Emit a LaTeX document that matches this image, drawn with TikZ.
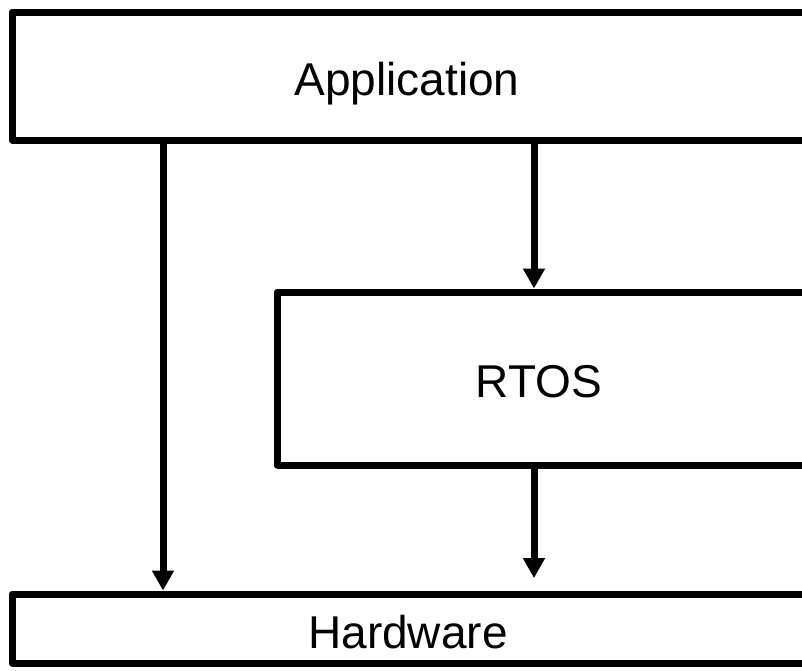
\documentclass[tikz,border=0pt]{standalone}
\usepackage{fontspec}
\setmainfont{Liberation Sans}
\usetikzlibrary{arrows.meta}
\begin{document}
\begin{tikzpicture}[x=1pt,y=-1pt,
  box/.style={draw=black,line width=7pt,line join=round,inner sep=0pt,fill=white},
  lbl/.style={anchor=base,inner sep=0pt,font=\fontsize{46pt}{50pt}\selectfont},
  arr/.style={line width=7pt,-{Triangle[width=21pt,length=20pt]}}]
\useasboundingbox (0,0) rectangle (802,670);
\clip (0,0) rectangle (802,670);
\node[box,minimum width=808pt,minimum height=128pt] (app) at (416,76) {};
\node[box,minimum width=541pt,minimum height=173pt] (rtos) at (547.5,378.5) {};
\node[box,minimum width=808pt,minimum height=69pt] (hw) at (416,628.5) {};
\node[lbl] (tapp) at (407,95) {Application};
\node[lbl] (trtos) at (539,397) {RTOS};
\node[lbl] (thw) at (408,648) {Hardware};
\coordinate (xl) at (163,0);
\coordinate (xm) at (534,0);
\coordinate (c3) at (534,578);
\draw[arr] (app.south -| xl) -- (hw.north -| xl);
\draw[arr] (app.south -| xm) -- (rtos.north -| xm);
\draw[arr] (rtos.south -| xm) -- (c3);
\end{tikzpicture}
\end{document}
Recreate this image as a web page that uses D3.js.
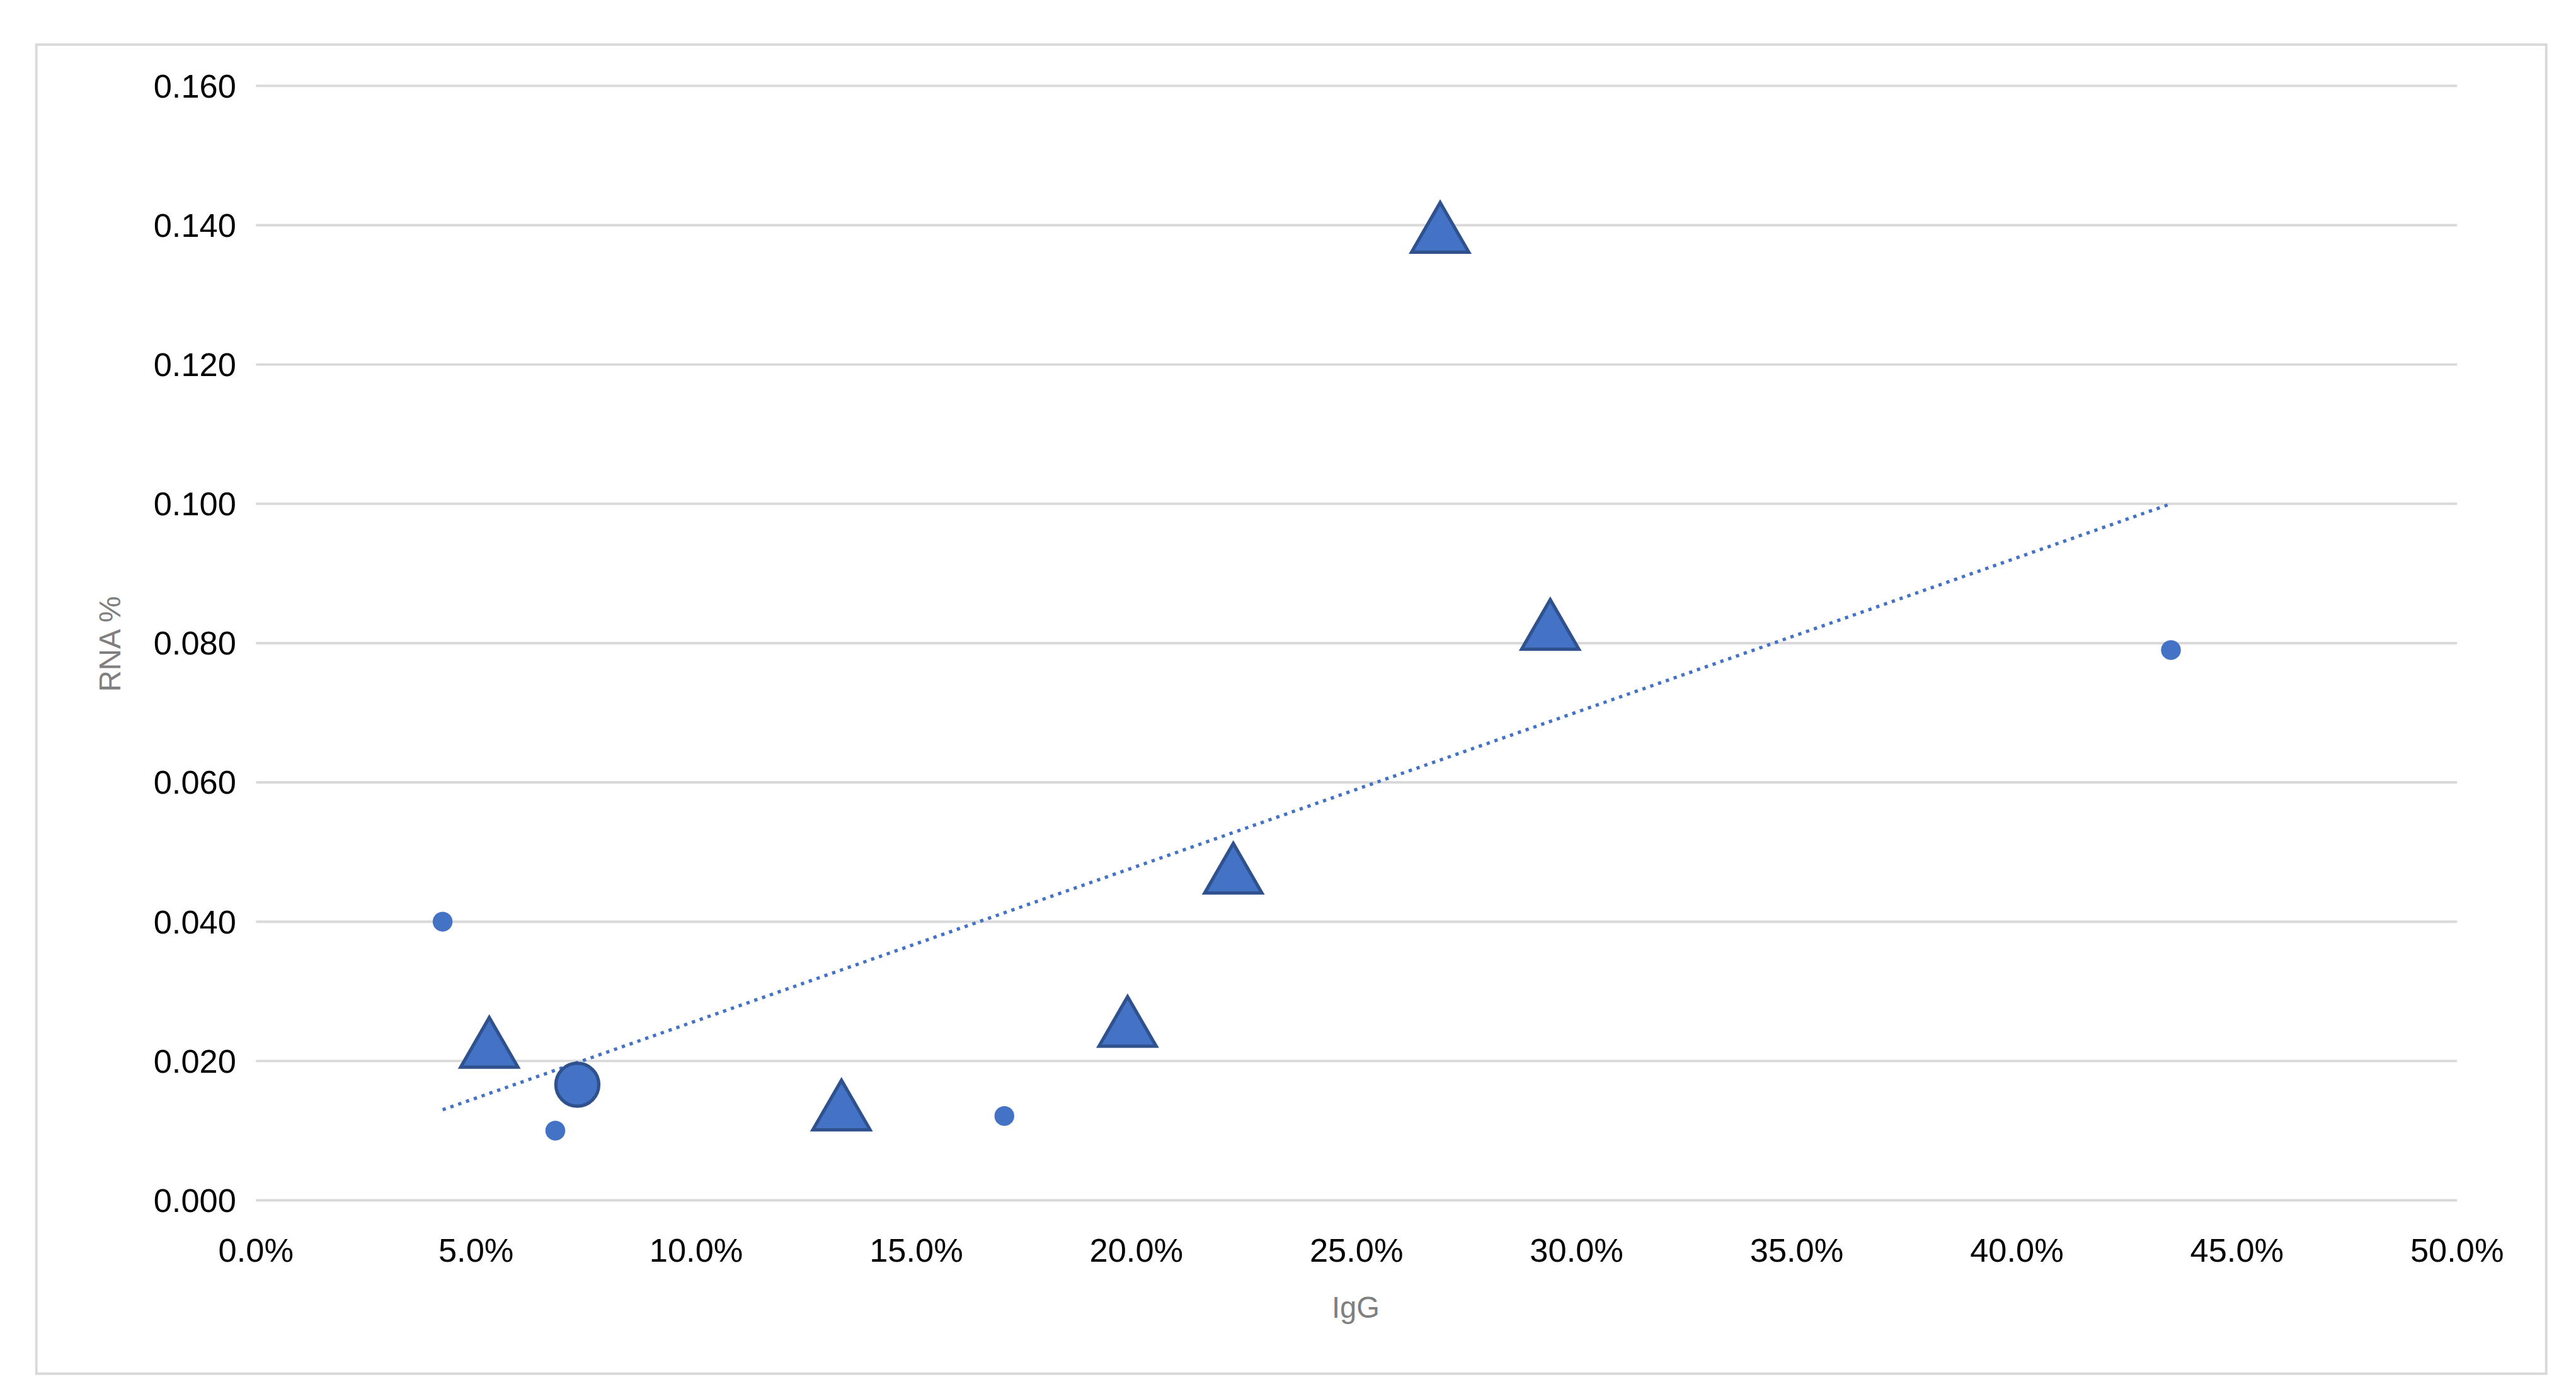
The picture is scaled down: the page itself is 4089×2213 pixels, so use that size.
<!DOCTYPE html>
<html><head><meta charset="utf-8">
<script src="https://cdn.jsdelivr.net/npm/d3@7"></script>
<style>body{margin:0;background:#fff}</style>
</head><body>
<div id="chart"></div>
<script>
// data
var dotX = [4.24, 6.8, 17.0, 43.5];
var dotY = [0.040, 0.010, 0.0121, 0.079];
var bigX = [7.3];
var bigY = [0.0166];
var triX = [5.3, 13.3, 19.8, 22.2, 26.9, 29.4];
var triY = [0.0215, 0.0125, 0.0245, 0.0465, 0.1385, 0.0815];
var trendX = [4.24, 43.5];
var trendY = [0.013, 0.100];
var xTicks = [0, 5, 10, 15, 20, 25, 30, 35, 40, 45, 50];
var yTicks = [0, 0.02, 0.04, 0.06, 0.08, 0.10, 0.12, 0.14, 0.16];

var W = 1560, H = 844.3;
var svg = d3.select("#chart").append("svg")
    .attr("width", 4089).attr("height", 2213)
    .attr("viewBox", "0 0 " + W + " " + H);

svg.append("rect").attr("x", 22).attr("y", 27).attr("width", 1520).attr("height", 805)
    .attr("fill", "#fff").attr("stroke", "#d9d9d9").attr("stroke-width", 1.5);

var x = d3.scaleLinear().domain([0, 50]).range([155, 1488]);
var y = d3.scaleLinear().domain([0, 0.16]).range([727, 52]);

var g = svg.append("g");
g.selectAll("line.grid").data(yTicks).enter().append("line")
    .attr("x1", x(0)).attr("x2", x(50))
    .attr("y1", function(d){ return y(d); }).attr("y2", function(d){ return y(d); })
    .attr("stroke", "#d9d9d9").attr("stroke-width", 1.5);

g.selectAll("text.yt").data(yTicks).enter().append("text")
    .attr("x", 143).attr("y", function(d){ return y(d) + 7; })
    .attr("text-anchor", "end").attr("font-family", "Liberation Sans, Arial, sans-serif")
    .attr("font-size", 20).attr("fill", "#000")
    .text(function(d){ return d.toFixed(3); });

g.selectAll("text.xt").data(xTicks).enter().append("text")
    .attr("x", function(d){ return x(d); }).attr("y", 764)
    .attr("text-anchor", "middle").attr("font-family", "Liberation Sans, Arial, sans-serif")
    .attr("font-size", 20).attr("fill", "#000")
    .text(function(d){ return d.toFixed(1) + "%"; });

svg.append("text").attr("x", 821).attr("y", 798).attr("text-anchor", "middle")
    .attr("font-family", "Liberation Sans, Arial, sans-serif").attr("font-size", 18)
    .attr("fill", "#7f7f7f").text("IgG");
svg.append("text").attr("transform", "translate(73,390) rotate(-90)").attr("text-anchor", "middle")
    .attr("font-family", "Liberation Sans, Arial, sans-serif").attr("font-size", 18)
    .attr("fill", "#7f7f7f").text("RNA %");

svg.append("line")
    .attr("x1", x(trendX[0])).attr("y1", y(trendY[0]))
    .attr("x2", x(trendX[1])).attr("y2", y(trendY[1]))
    .attr("stroke", "#4472c4").attr("stroke-width", 2).attr("stroke-dasharray", "2,3");

svg.selectAll("circle.dot").data(dotX).enter().append("circle")
    .attr("cx", function(d){ return x(d); }).attr("cy", function(d, i){ return y(dotY[i]); })
    .attr("r", 6).attr("fill", "#4472c4");

svg.selectAll("circle.big").data(bigX).enter().append("circle")
    .attr("cx", function(d){ return x(d); }).attr("cy", function(d, i){ return y(bigY[i]); })
    .attr("r", 13).attr("fill", "#4472c4").attr("stroke", "#2f528f").attr("stroke-width", 2);

var tri = d3.symbol().type(d3.symbolTriangle).size(520);
svg.selectAll("path.tri").data(triX).enter().append("path")
    .attr("d", tri)
    .attr("transform", function(d, i){ return "translate(" + x(d) + "," + y(triY[i]) + ")"; })
    .attr("fill", "#4472c4").attr("stroke", "#2f528f").attr("stroke-width", 2);
</script>
</body></html>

Written instruction - Show every line from the entries above in which "image" appears.

Exercise answer -
Emit a LaTeX document that matches this image, drawn with TikZ.
Recreate this image as a web page that uses D3.js.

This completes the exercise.